The 5G crisis at certain US airports has temporarily been averted, as telecoms service providers have agreed to switch off the 5G service at certain airports for an unspecified length of time, to help avert an airline crisis caused by fears of interference with aircraft instrumentation. See here.
In a statement, AT&T said it had voluntarily agreed to temporarily defer turning on a limited number of towers around certain airport runways as it continued to work with the aviation industry and the FAA to provide further information about its 5G deployment, “since they have not utilised the two years they've had to responsibly plan for this deployment”.
“We are frustrated by the FAA's inability to do what nearly 40 countries have done, which is to safely deploy 5G technology without disrupting aviation services, and we urge it do so in a timely manner,” said the AT&T statement.
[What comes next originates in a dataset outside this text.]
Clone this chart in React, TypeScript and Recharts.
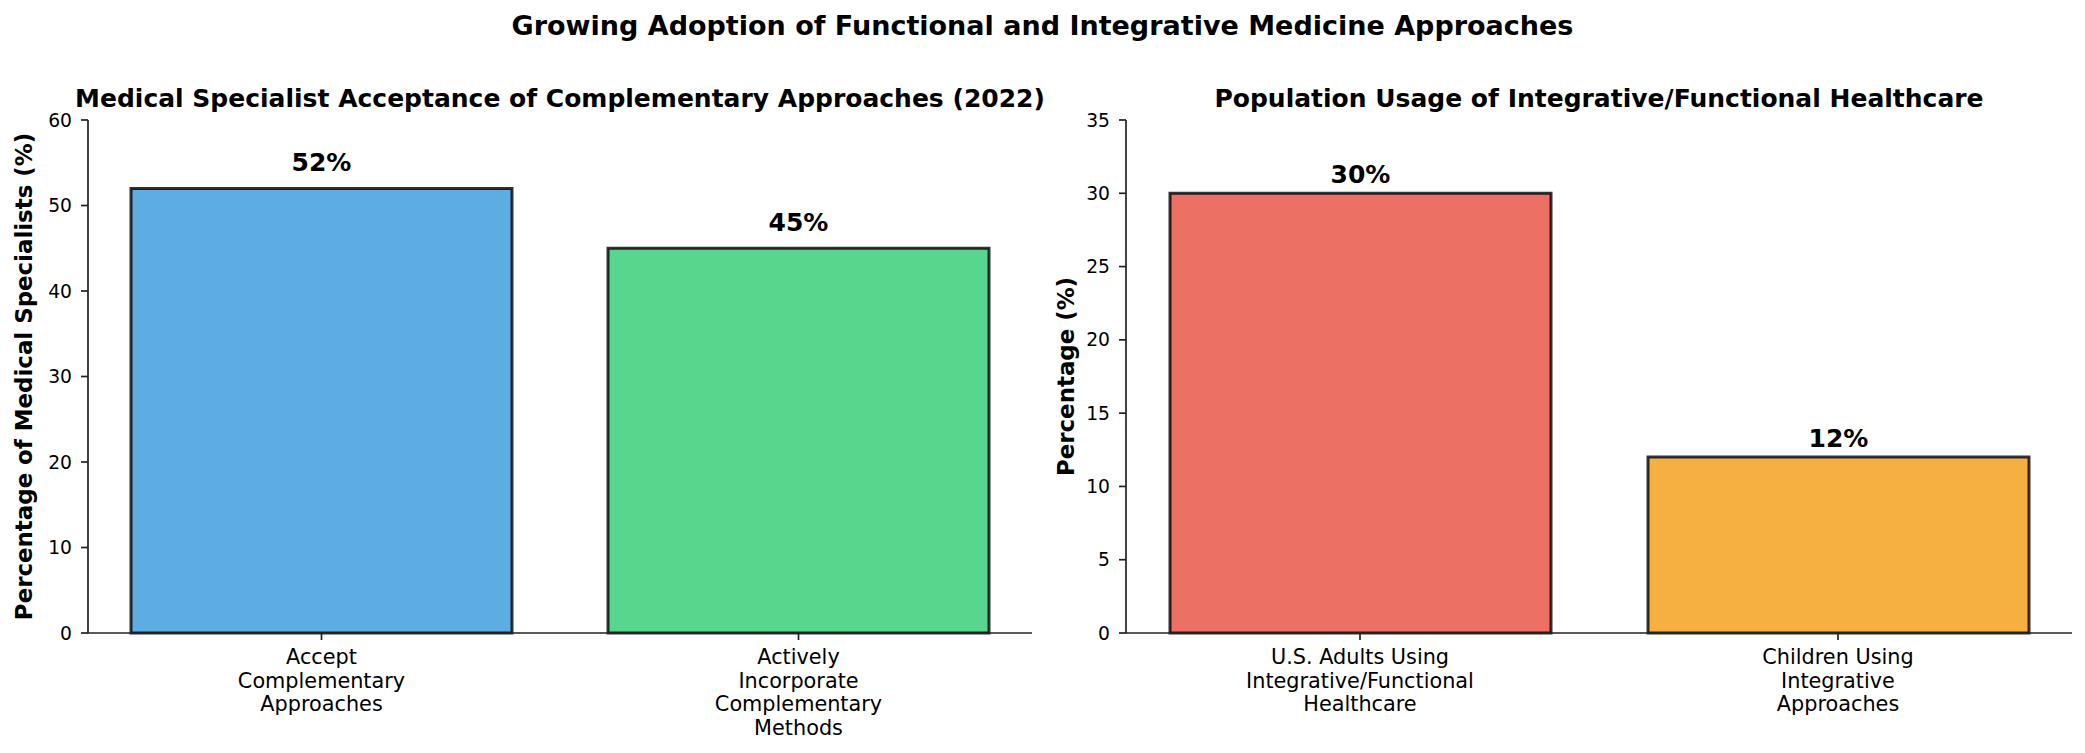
import { Bar, BarChart, Cell, Label, LabelList, XAxis, YAxis } from 'recharts'

const FONT = '"DejaVu Sans", sans-serif'
const INK = '#222'

const suptitle = 'Growing Adoption of Functional and Integrative Medicine Approaches'

// left panel: specialist acceptance
const specialistTitle = 'Medical Specialist Acceptance of Complementary Approaches (2022)'
const specialistAxisLabel = 'Percentage of Medical Specialists (%)'
const specialistCategories = [
  'Accept\nComplementary\nApproaches',
  'Actively\nIncorporate\nComplementary\nMethods',
]
const specialistValues = [52, 45]
const specialistColors = ['#3498db', '#2ecc71']
const specialistTicks = [0, 10, 20, 30, 40, 50, 60]

// right panel: population usage
const usageTitle = 'Population Usage of Integrative/Functional Healthcare'
const usageAxisLabel = 'Percentage (%)'
const usageCategories = [
  'U.S. Adults Using\nIntegrative/Functional\nHealthcare',
  'Children Using\nIntegrative\nApproaches',
]
const usageValues = [30, 12]
const usageColors = ['#e74c3c', '#f39c12']
const usageTicks = [0, 5, 10, 15, 20, 25, 30, 35]

const MultiLineTick = ({ x, y, payload }: any) => {
  const lines = String(payload.value).split('\n')
  return (
    <text x={x} y={y} textAnchor="middle" fontSize={20.8} fill="#000">
      {lines.map((line, i) => (
        <tspan key={i} x={x} dy={i === 0 ? 24 : 23.5}>
          {line}
        </tspan>
      ))}
    </text>
  )
}

interface PanelProps {
  left: number
  width: number
  axisWidth: number
  rightMargin: number
  categories: string[]
  values: number[]
  colors: string[]
  ticks: number[]
  yLabel: string
  yLabelX: number
  valueOffset: number
}

const Panel = ({
  left,
  width,
  axisWidth,
  rightMargin,
  categories,
  values,
  colors,
  ticks,
  yLabel,
  yLabelX,
  valueOffset,
}: PanelProps) => {
  const data = categories.map((name, i) => ({ name, value: values[i] }))
  const top = ticks[ticks.length - 1]
  return (
    <div style={{ position: 'absolute', left, top: 0 }}>
      <BarChart
        width={width}
        height={753}
        data={data}
        margin={{ top: 120, right: rightMargin, bottom: 0, left: 0 }}
      >
        <XAxis
          dataKey="name"
          height={120}
          padding={{ left: -5, right: -5 }}
          interval={0}
          tick={<MultiLineTick />}
          tickSize={7}
          tickMargin={0}
          axisLine={{ stroke: INK, strokeWidth: 1.7 }}
          tickLine={{ stroke: INK, strokeWidth: 1.7 }}
        />
        <YAxis
          width={axisWidth}
          domain={[0, top]}
          ticks={ticks}
          interval={0}
          tickSize={7}
          tickMargin={9}
          tick={{ fontSize: 18.7, fill: '#000' }}
          axisLine={{ stroke: INK, strokeWidth: 1.7 }}
          tickLine={{ stroke: INK, strokeWidth: 1.7 }}
        >
          <Label
            content={({ viewBox }: any) => {
              const cy = viewBox.y + viewBox.height / 2
              const x = viewBox.x + yLabelX
              return (
                <text
                  x={x}
                  y={cy}
                  transform={`rotate(-90 ${x} ${cy})`}
                  textAnchor="middle"
                  fontSize={22.9}
                  fontWeight="bold"
                  fill="#000"
                >
                  {yLabel}
                </text>
              )
            }}
          />
        </YAxis>
        <Bar
          dataKey="value"
          isAnimationActive={false}
          barSize={381}
          stroke="#000"
          strokeOpacity={0.8}
          strokeWidth={3}
        >
          {data.map((d, i) => (
            <Cell key={d.name} fill={colors[i]} fillOpacity={0.8} />
          ))}
          <LabelList
            dataKey="value"
            content={({ x, y, width: w, value }: any) => (
              <text
                x={x + w / 2}
                y={y - valueOffset}
                textAnchor="middle"
                fontSize={25}
                fontWeight="bold"
                fill="#000"
              >
                {`${value}%`}
              </text>
            )}
          />
        </Bar>
      </BarChart>
    </div>
  )
}

export default function App() {
  return (
    <div
      style={{
        position: 'absolute',
        left: 0,
        top: 0,
        width: 2085,
        height: 753,
        background: '#fff',
        fontFamily: FONT,
      }}
    >
      <Panel
        left={0}
        width={1040}
        axisWidth={88}
        rightMargin={8}
        categories={specialistCategories}
        values={specialistValues}
        colors={specialistColors}
        ticks={specialistTicks}
        yLabel={specialistAxisLabel}
        yLabelX={32}
        valueOffset={17}
      />
      <Panel
        left={1040}
        width={1045}
        axisWidth={86}
        rightMargin={13}
        categories={usageCategories}
        values={usageValues}
        colors={usageColors}
        ticks={usageTicks}
        yLabel={usageAxisLabel}
        yLabelX={34}
        valueOffset={10}
      />
      <svg
        width={2085}
        height={753}
        style={{ position: 'absolute', left: 0, top: 0, pointerEvents: 'none' }}
      >
        <text x={1042.5} y={35} textAnchor="middle" fontSize={27} fontWeight="bold" fill="#000">
          {suptitle}
        </text>
        <text x={560} y={107} textAnchor="middle" fontSize={25} fontWeight="bold" fill="#000">
          {specialistTitle}
        </text>
        <text x={1599} y={107} textAnchor="middle" fontSize={25} fontWeight="bold" fill="#000">
          {usageTitle}
        </text>
      </svg>
    </div>
  )
}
The FAA is meanwhile reviewing guidance and, on Wednesday, January 19, it had issued new approvals allowing 62% of US commercial aircraft types to conduct low-visibility landings at airports where 5G is deployed. Previously only 45% of aircraft types were cleared.
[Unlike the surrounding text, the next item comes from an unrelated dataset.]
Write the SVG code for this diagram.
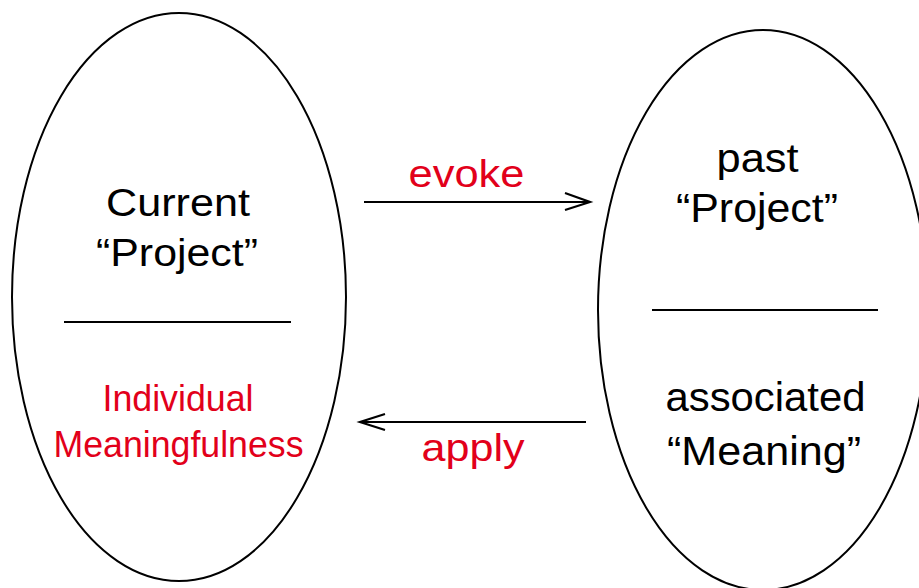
<svg xmlns="http://www.w3.org/2000/svg" width="919" height="588" viewBox="0 0 919 588">
<style>
.shape{fill:#fff;stroke:#000;stroke-width:2}
.sep{stroke:#000;stroke-width:2.2}
.t{font-family:"Liberation Sans",Arial,sans-serif;text-anchor:middle;fill:#000}
.r{fill:#e2001a}
.conn{stroke:#000;stroke-width:2.2;fill:none}
</style>
<rect width="919" height="588" fill="#fff"/>
<g id="node-current">
<ellipse class="shape" cx="179" cy="297" rx="167" ry="284"/>
<text class="t" x="178" y="216" font-size="39" textLength="144" lengthAdjust="spacingAndGlyphs">Current</text>
<text class="t" x="177" y="266" font-size="39" textLength="162" lengthAdjust="spacingAndGlyphs">“Project”</text>
<line class="sep" x1="64" y1="322" x2="291" y2="322"/>
<text class="t r" x="178" y="411" font-size="36" textLength="151" lengthAdjust="spacingAndGlyphs">Individual</text>
<text class="t r" x="178.5" y="457" font-size="36" textLength="250" lengthAdjust="spacingAndGlyphs">Meaningfulness</text>
</g>
<g id="node-past">
<ellipse class="shape" cx="763" cy="310" rx="165" ry="280"/>
<text class="t" x="757.5" y="172" font-size="40" textLength="82" lengthAdjust="spacingAndGlyphs">past</text>
<text class="t" x="757" y="222" font-size="40" textLength="162" lengthAdjust="spacingAndGlyphs">“Project”</text>
<line class="sep" x1="652" y1="310" x2="878" y2="310"/>
<text class="t" x="765.5" y="411" font-size="41" textLength="200" lengthAdjust="spacingAndGlyphs">associated</text>
<text class="t" x="764" y="465" font-size="41" textLength="194" lengthAdjust="spacingAndGlyphs">“Meaning”</text>
</g>
<g id="connectors">
<g id="edge-evoke">
<line class="conn" x1="364" y1="202" x2="589" y2="202"/>
<polyline class="conn" points="565,193 590,202 565,210"/>
<text class="t r" x="466.5" y="187" font-size="39" textLength="116" lengthAdjust="spacingAndGlyphs">evoke</text>
</g>
<g id="edge-apply">
<line class="conn" x1="586" y1="422" x2="361" y2="422"/>
<polyline class="conn" points="385,414 360,422 385,430"/>
<text class="t r" x="473" y="461" font-size="39" textLength="103" lengthAdjust="spacingAndGlyphs">apply</text>
</g>
</g>
</svg>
JAL and ANA have decided to maintain cancellations of their flights to the airports concerned.
United released a statement saying while it anticipated minor disruptions at some airports due to the remaining 5G restrictions, the airline was pleased the Biden administration had reached a compromise with AT&T and Verizon to avoid mass cancellations across the aviation industry. “We look forward to a higher level of co-ordination between the regulators, telecom companies and the aviation industry to ensure that customers are not faced with disruptions going forward.”
Emirates took a harder line. Speaking to CNN, President of the airline, Tim Clarke, said Emirates had not been aware of the extent of the safety concerns until Tuesday. He labelled the fall-out “one of the most delinquent, utterly irresponsible” incidents of his career. He said around 32 000 Emirates passengers would be inconvenienced over the following three days and the message about safety risks had “got through at a very, very late stage”.